I-BEST Did Not Have Educational or Earnings Impact
Highlights
- Low skills prevent many adults from training for good jobs.
- Abt assessed if I-BEST increased educational attainment and earnings.
- I-BEST did not increase educational attainment or earnings.
Adults with low skills or limited English proficiency face poor employment and earnings prospects. Postsecondary training is one way to improve job opportunities if the training aligns with industries’ growing local demand for skilled workers. Enabling low-skilled adults to gain access to training that can help them meet employers’ skills requirements is a critical goal for policymakers, workforce development organizations and educators. Career pathways programs address this. But limited rigorous research is available on their effects on participants’ educational and economic outcomes.
Under the Pathways for Advancing Careers and Education (PACE) study, Abt and its partners evaluated Washington State’s Integrated Basic Education and Skills Training (I-BEST) program at three colleges. In I-BEST basic skills instructors and occupational training instructors “team teach” integrated content; many programs also offer basic skills support classes. An implementation study examined the design and operation of the program at each college and students’ participation patterns. An impact study used an experimental design to measure effects on educational and employment outcomes six years after random assignment.

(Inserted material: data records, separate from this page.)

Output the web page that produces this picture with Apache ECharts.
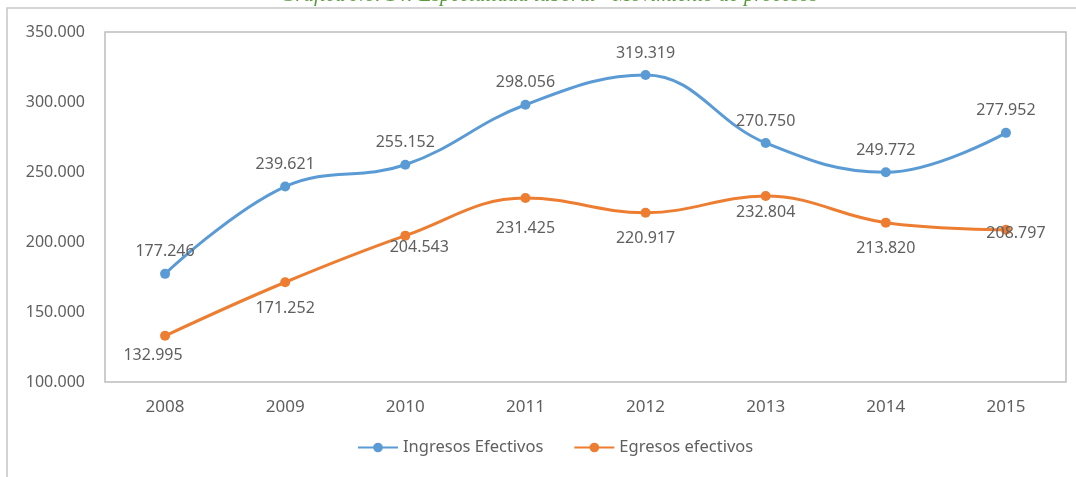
<!DOCTYPE html>
<html lang="es">
  <head>
    <meta charset="UTF-8" />
    <title>Movimiento de procesos</title>
    <style>
      html, body { margin: 0; padding: 0; background: #fff; }
      #chart { width: 1076px; height: 477px; }
    </style>
  </head>
  <body>
    <div id="chart"></div>

    <script src="https://cdn.jsdelivr.net/npm/echarts@6/dist/echarts.min.js"></script>
    <script>
      // datos
      const years = ['2008', '2009', '2010', '2011', '2012', '2013', '2014', '2015'];
      const ingresos = [177246, 239621, 255152, 298056, 319319, 270750, 249772, 277952];
      const egresos = [132995, 171252, 204543, 231425, 220917, 232804, 213820, 208797];
      const yTicks = [100000, 150000, 200000, 250000, 300000, 350000];

      // formato con punto de miles: 177246 -> 177.246
      function fmt(v) {
        return String(v).replace(/\B(?=(\d{3})+(?!\d))/g, '.');
      }

      // ajuste manual de etiquetas de egresos (como en el original)
      const egresosLabelShift = [[-12, 2], [0, 8], [14, -6], [0, 12], [0, 8], [0, -2], [0, 8], [10, -14]];

      const font = '"Noto Sans", "Open Sans", sans-serif';
      const gray = '#5f5f5f';

      const chart = echarts.init(document.getElementById('chart'));
      const option = {
        animation: false,
        textStyle: { fontFamily: font },
        graphic: [
          {
            type: 'rect',
            shape: { x: 7, y: 8, width: 1200, height: 600 },
            style: { fill: 'none', stroke: '#c6c6c6', lineWidth: 1.5 },
            silent: true
          },
          {
            type: 'text',
            x: 549,
            y: 6,
            style: {
              text: 'Gráfica No. 14: Especialidad laboral - Movimiento de procesos',
              font: 'italic 21px "Liberation Serif", serif',
              fill: '#5b9a3c',
              align: 'center',
              verticalAlign: 'bottom'
            },
            silent: true
          }
        ],
        grid: {
          left: 105,
          top: 32,
          width: 961,
          height: 350,
          show: true,
          borderColor: '#bdbdbd',
          borderWidth: 1.5,
          containLabel: false
        },
        legend: {
          bottom: 16,
          left: 352,
          itemWidth: 40,
          itemHeight: 12,
          itemGap: 30,
          textStyle: { color: gray, fontSize: 16.5, fontFamily: font },
          data: ['Ingresos Efectivos', 'Egresos efectivos']
        },
        xAxis: {
          type: 'category',
          data: years,
          boundaryGap: true,
          axisLine: { show: false },
          axisTick: { show: false },
          axisLabel: { color: gray, fontSize: 17, margin: 17 }
        },
        yAxis: {
          type: 'value',
          min: yTicks[0],
          max: yTicks[yTicks.length - 1],
          interval: 50000,
          splitLine: { show: false },
          axisLine: { show: false },
          axisTick: { show: false },
          axisLabel: { color: gray, fontSize: 16, margin: 20, formatter: fmt }
        },
        series: [
          {
            name: 'Ingresos Efectivos',
            type: 'line',
            data: ingresos,
            smooth: 0.4,
            symbol: 'circle',
            symbolSize: 10,
            itemStyle: { color: '#5b9bd5' },
            lineStyle: { width: 3, color: '#5b9bd5' },
            label: {
              show: true,
              position: 'top',
              distance: 9,
              color: gray,
              fontSize: 16,
              formatter: (p) => fmt(p.value)
            }
          },
          {
            name: 'Egresos efectivos',
            type: 'line',
            data: egresos.map((v, i) => ({
              value: v,
              label: { offset: egresosLabelShift[i] }
            })),
            smooth: 0.4,
            symbol: 'circle',
            symbolSize: 10,
            itemStyle: { color: '#ed7d31' },
            lineStyle: { width: 3, color: '#ed7d31' },
            label: {
              show: true,
              position: 'bottom',
              distance: 5,
              color: gray,
              fontSize: 16,
              formatter: (p) => fmt(p.value)
            }
          }
        ]
      };
      chart.setOption(option);
    </script>
  </body>
</html>
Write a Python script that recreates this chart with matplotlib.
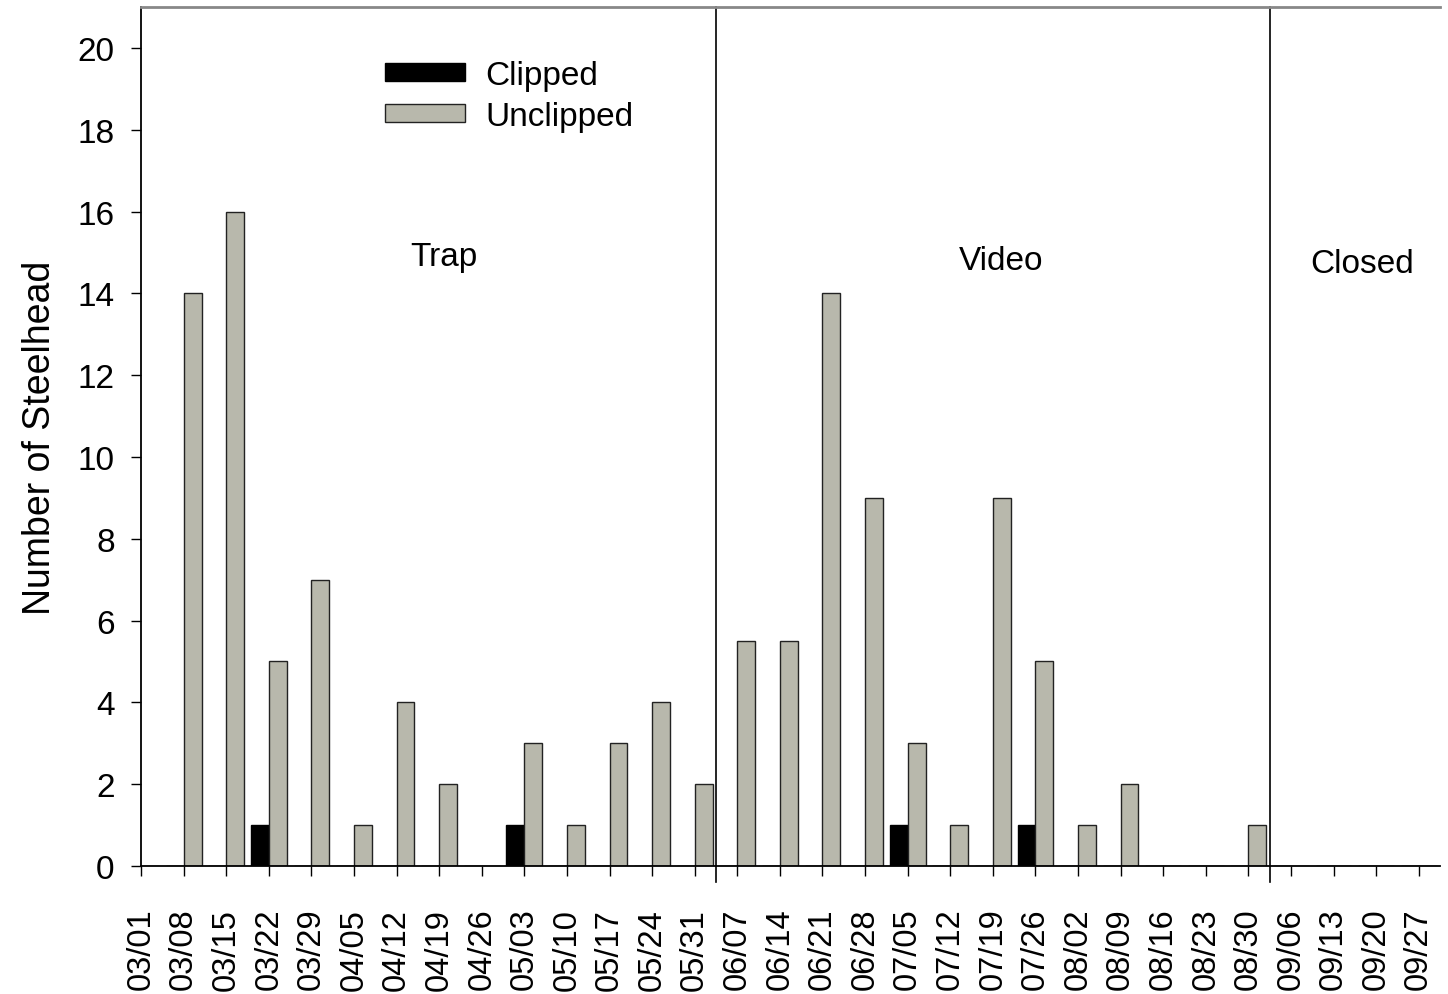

After six years, I-BEST had no detectable impacts on receipt of credentials requiring a year or more of college study or on earnings. I-BEST also had no detectable impacts on several measures of positive employment and career progress, including current employment in a job that was full-time or offered health insurance or other benefits or on access to a career network. I-BEST did increase the likelihood of working in an occupation related to training, but it had no detectable impact on measures of financial wellbeing.